A Brief History of Telemetry
Southern Railway, 1928
“Telemetry” sent over telegraph lines
- used to control switches on train tracks, power plants and public
power grids
early but important distributed systems!
- moved onto trains to prevent bearing overheating and fires
- further expanded to predictive maintenance to keep broken trains
from blocking the tracks
- logging esentially built into Unix software with system activity
reporting and system logging service
computer telemetry on network
- first logs … to tell you about individual events and moments within
a system
- metrics … to see how system performance changes over time
- then tracing … look at entire operations and how they combined to
form transactions
Supervisory Control And Data Acquisition (SCADA)
Uses
- Industrial include manufacturing, process control, power generation,
fabrication, and refining
- Infrastructure … include water treatment and distribution,
wastewater collection and treatment, oil and gas pipelines, electric
power transmission, and wind farms.
- Facility , including buildings, airports, ships, and space stations
… monitor and control heating, ventilation, and air conditioning systems
(HVAC), access, and energy consumption.
Critical Infrastructure
- Many minor changes over 10 year system lifespan
- changes driven by adding new equipment, regulatory requirements,
functionality improvements
- Despite in-depth testing before introduction to production
environment … Difficult to test all consequence of change
- Pretty major failures to important infrastructure … Sounds like a
case for DevOps
Simple Network Management Protocol (SNMP)

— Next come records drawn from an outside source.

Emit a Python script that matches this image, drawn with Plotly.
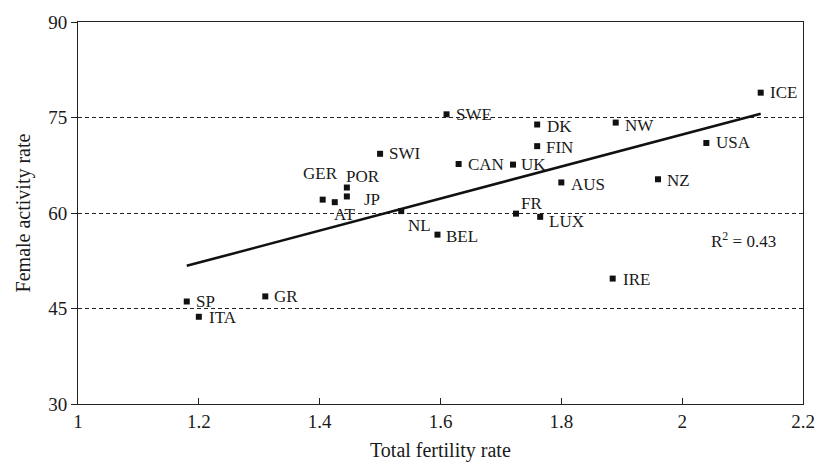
import plotly.graph_objects as go

# ---- data ----
countries = ["ICE", "SWE", "DK", "NW", "FIN", "USA", "SWI", "CAN", "UK", "AUS", "NZ",
             "POR", "JP", "GER", "AT", "NL", "FR", "LUX", "BEL", "IRE", "SP", "GR", "ITA"]
fertility = [2.13, 1.61, 1.76, 1.89, 1.76, 2.04, 1.50, 1.63, 1.72, 1.80, 1.96,
             1.445, 1.445, 1.405, 1.425, 1.535, 1.725, 1.765, 1.595, 1.885, 1.18, 1.31, 1.20]
activity = [78.9, 75.5, 73.9, 74.2, 70.5, 71.0, 69.3, 67.7, 67.6, 64.8, 65.3,
            64.0, 62.6, 62.1, 61.7, 60.3, 59.9, 59.4, 56.6, 49.7, 46.1, 46.9, 43.7]
fit_x = [1.18, 2.13]
fit_y = [51.7, 75.6]
r2_text = "R<sup>2</sup> = 0.43"
x_title = "Total fertility rate"
y_title = "Female activity rate"
x_ticks = [1, 1.2, 1.4, 1.6, 1.8, 2, 2.2]
x_tick_labels = ["1", "1.2", "1.4", "1.6", "1.8", "2", "2.2"]
y_ticks = [30, 45, 60, 75, 90]

# ---- label offsets (px): dx to text left edge, dy downward ----
offsets = {
    "ICE": (7, 0), "SWE": (7, 0), "DK": (8, 1.5), "NW": (7, 3), "FIN": (7, 1.5),
    "USA": (8, 0), "SWI": (7, 0), "CAN": (7, 1), "UK": (6, 0), "AUS": (8, 2),
    "NZ": (7, 1), "POR": (-3, -11), "JP": (15, 3), "GER": (-22, -26), "AT": (-3, 12),
    "NL": (5, 14), "FR": (3, -10), "LUX": (7, 5), "BEL": (7, 2), "IRE": (8, 1),
    "SP": (7, 0), "GR": (7, 0), "ITA": (8, 1),
}

FONT = "Liberation Serif, Times New Roman, serif"
TXT = "#1a1a1a"

fig = go.Figure()
fig.add_trace(go.Scatter(x=fit_x, y=fit_y, mode="lines",
                         line=dict(color="#111", width=2.6), hoverinfo="skip"))
fig.add_trace(go.Scatter(x=fertility, y=activity, mode="markers",
                         marker=dict(symbol="square", size=6, color="#111"),
                         text=countries, hoverinfo="text"))

annotations = []
for c, x, y in zip(countries, fertility, activity):
    dx, dy = offsets[c]
    annotations.append(dict(x=x, y=y, xref="x", yref="y", text=c, showarrow=False,
                            xanchor="left", yanchor="middle", xshift=dx, yshift=-dy,
                            font=dict(family=FONT, size=17, color=TXT)))
annotations.append(dict(x=2.045, y=55.8, xref="x", yref="y", text=r2_text, showarrow=False,
                        xanchor="left", yanchor="middle",
                        font=dict(family=FONT, size=17, color=TXT)))
annotations.append(dict(x=0.5, y=0, xref="paper", yref="paper", text=x_title,
                        showarrow=False, xanchor="center", yanchor="middle", yshift=-46,
                        font=dict(family=FONT, size=20, color=TXT)))

fig.update_layout(
    width=823, height=464,
    margin=dict(l=78, r=20, t=20, b=60),
    paper_bgcolor="white", plot_bgcolor="white",
    showlegend=False,
    font=dict(family=FONT, size=19, color=TXT),
    annotations=annotations,
    xaxis=dict(range=[1, 2.2], tickvals=x_ticks, ticktext=x_tick_labels,
               ticks="inside", ticklen=6, tickcolor="#222",
               showline=True, linecolor="#222", linewidth=1, mirror=True,
               showgrid=False, zeroline=False, automargin=False,
               tickfont=dict(family=FONT, size=19, color=TXT)),
    yaxis=dict(range=[30, 90], tickvals=y_ticks,
               ticks="outside", ticklen=6, tickcolor="#222",
               showline=True, linecolor="#222", linewidth=1, mirror=True,
               showgrid=True, gridcolor="#222", gridwidth=1, griddash="4px,3px",
               zeroline=False,
               tickfont=dict(family=FONT, size=19, color=TXT),
               title=dict(text=y_title, standoff=12,
                          font=dict(family=FONT, size=20, color=TXT))),
)

fig.write_html("out.html")
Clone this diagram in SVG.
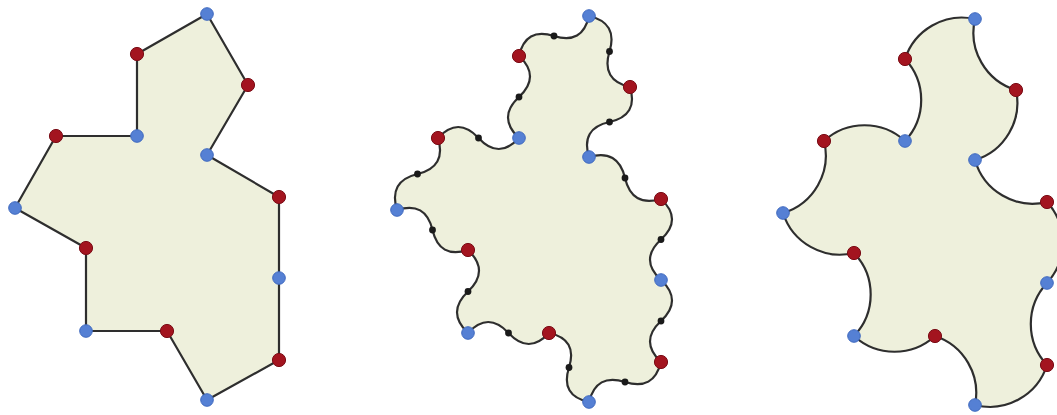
<svg xmlns="http://www.w3.org/2000/svg" width="1057" height="415" viewBox="0 0 1057 415">
  <defs>
    <style>
      .outline { fill: #eef0dc; stroke: #2e2e2e; stroke-width: 2.2; stroke-linejoin: round; }
      .red { fill: #a3141f; stroke: #7a0d16; stroke-width: 1; }
      .blue { fill: #5580d4; stroke: #3f69bf; stroke-width: 1; }
      .mid { fill: #1a1a1a; }
    </style>
    <g id="vertices">
      <circle class="blue" cx="207" cy="14" r="6.3"/>
      <circle class="red" cx="248" cy="85" r="6.6"/>
      <circle class="blue" cx="207" cy="155" r="6.3"/>
      <circle class="red" cx="279" cy="197" r="6.6"/>
      <circle class="blue" cx="279" cy="278" r="6.3"/>
      <circle class="red" cx="279" cy="360" r="6.6"/>
      <circle class="blue" cx="207" cy="400" r="6.3"/>
      <circle class="red" cx="167" cy="331" r="6.6"/>
      <circle class="blue" cx="86" cy="331" r="6.3"/>
      <circle class="red" cx="86" cy="248" r="6.6"/>
      <circle class="blue" cx="15" cy="208" r="6.3"/>
      <circle class="red" cx="56" cy="136" r="6.6"/>
      <circle class="blue" cx="137" cy="136" r="6.3"/>
      <circle class="red" cx="137" cy="54" r="6.6"/>
    </g>
  </defs>

  <g id="shape-polygon">
    <path class="outline" d="M207,14 L248,85 L207,155 L279,197 L279,278 L279,360 L207,400 L167,331 L86,331 L86,248 L15,208 L56,136 L137,136 L137,54 Z"/>
    <use href="#vertices"/>
  </g>

  <g id="shape-wavy" transform="translate(382,2)">
    <path class="outline" d="M207,14 Q236.3,20.75 227.5,49.5 T248,85 Q256.74,113.62 227.5,120 T207,155 Q236.08,146.51 243,176 T279,197 Q301,217.25 279,237.5 T279,278 Q301,298.5 279,319 T279,360 Q271.68,389.22 243,380 T207,400 Q177.97,393.78 187,365.5 T167,331 Q146.75,353 126.5,331 T86,331 Q64,310.25 86,289.5 T86,248 Q57.45,257.17 50.5,228 T15,208 Q6.14,179.12 35.5,172 T56,136 Q76.25,114 96.5,136 T137,136 Q115,115.5 137,95 T137,54 Q143.58,24.9 172,34 T207,14 Z"/>
    <g id="midpoints">
      <circle class="mid" cx="227.5" cy="49.5" r="3.4"/>
      <circle class="mid" cx="227.5" cy="120" r="3.4"/>
      <circle class="mid" cx="243" cy="176" r="3.4"/>
      <circle class="mid" cx="279" cy="237.5" r="3.4"/>
      <circle class="mid" cx="279" cy="319" r="3.4"/>
      <circle class="mid" cx="243" cy="380" r="3.4"/>
      <circle class="mid" cx="187" cy="365.5" r="3.4"/>
      <circle class="mid" cx="126.5" cy="331" r="3.4"/>
      <circle class="mid" cx="86" cy="289.5" r="3.4"/>
      <circle class="mid" cx="50.5" cy="228" r="3.4"/>
      <circle class="mid" cx="35.5" cy="172" r="3.4"/>
      <circle class="mid" cx="96.5" cy="136" r="3.4"/>
      <circle class="mid" cx="137" cy="95" r="3.4"/>
      <circle class="mid" cx="172" cy="34" r="3.4"/>
    </g>
    <use href="#vertices"/>
  </g>

  <g id="shape-arcs" transform="translate(768,5)">
    <path class="outline" d="M207,14 A60,60 0 0 0 248,85 A60,60 0 0 1 207,155 A60,60 0 0 0 279,197 A60,60 0 0 1 279,278 A60,60 0 0 0 279,360 A60,60 0 0 1 207,400 A60,60 0 0 0 167,331 A60,60 0 0 1 86,331 A60,60 0 0 0 86,248 A60,60 0 0 1 15,208 A60,60 0 0 0 56,136 A60,60 0 0 1 137,136 A60,60 0 0 0 137,54 A60,60 0 0 1 207,14 Z"/>
    <use href="#vertices"/>
  </g>
</svg>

SNMP consists of three key components
- Managed devices
- Agent - software that runs on managed devices
- Network management station (NMS) - software that runs on the
manager
Uses
- SNMP used by IT to monitor and update networked devices
- SCADA used by operations to control processes
Open Telemetry
Chapter 4 and the open telemetry demo
Open Telemetry by contrast
- used to monitor distributed software systems
- similar to SCADA and SNMP in that it monitors and generates
alerts
- different in that it is read only, where SCADA and SNMP can also
manipulate systems
- tracing, look at entire operations as they span services
- absence of auditable tracking in SCADA … opportunity for
DevOps??????
Time Series Database (TSDB) Storage
Store enough to meet stakeholder needs
- in today’s demo timeseries data will be stored in memory
- a long term storage option is Thanos
Thanos provides a global query view, high availability, data backup
with historical, cheap data access as its core features in a single
binary.
- Thanos supports S3, GCS, Azure, OpenStack Swift, Tencent COS, AliYun
OSS, Baidu BOS, Oracle Cloud Infrastructure Object Storage object
stores
- storage format is object based with a block defined by a prefix and
a series of blobs
Storage Configuration
- focusing on Thanos, there is documentation
here.
- the storage is controlled by the values.yaml file in the helm
chart
- in open telemetry demo for today’s lab the helm
chart is here.
- there is a lot to these values, but focus on the components
(starting on line 47)
Otel collectors
- each component has an otel collector to make it observable
- for instance the emailService has:
- name: OTEL_EXPORTER_OTLP_TRACES_ENDPOINT
value: http://$(OTEL_COLLECTOR_NAME):4318/v1/traces
- many more examples to follow when we talk about instrumenting
Telemetry Example (Trace)
explore/jaeger/adService …
Manual testing for observability
- the lab
uses feature flags, described in chapter 4, to manipulate the open
telemetry demo
- note your observations in the README file and submit it below
Telemetry
Without telemetry, your system is just a big black box filled with
mystery.
- this is especially a problem with distributed systems
- part of the system runs on a sensor, appliance or even a phone
- telemetry lets operators and other stakeholders see inside the box
and help the system reach it’s goals.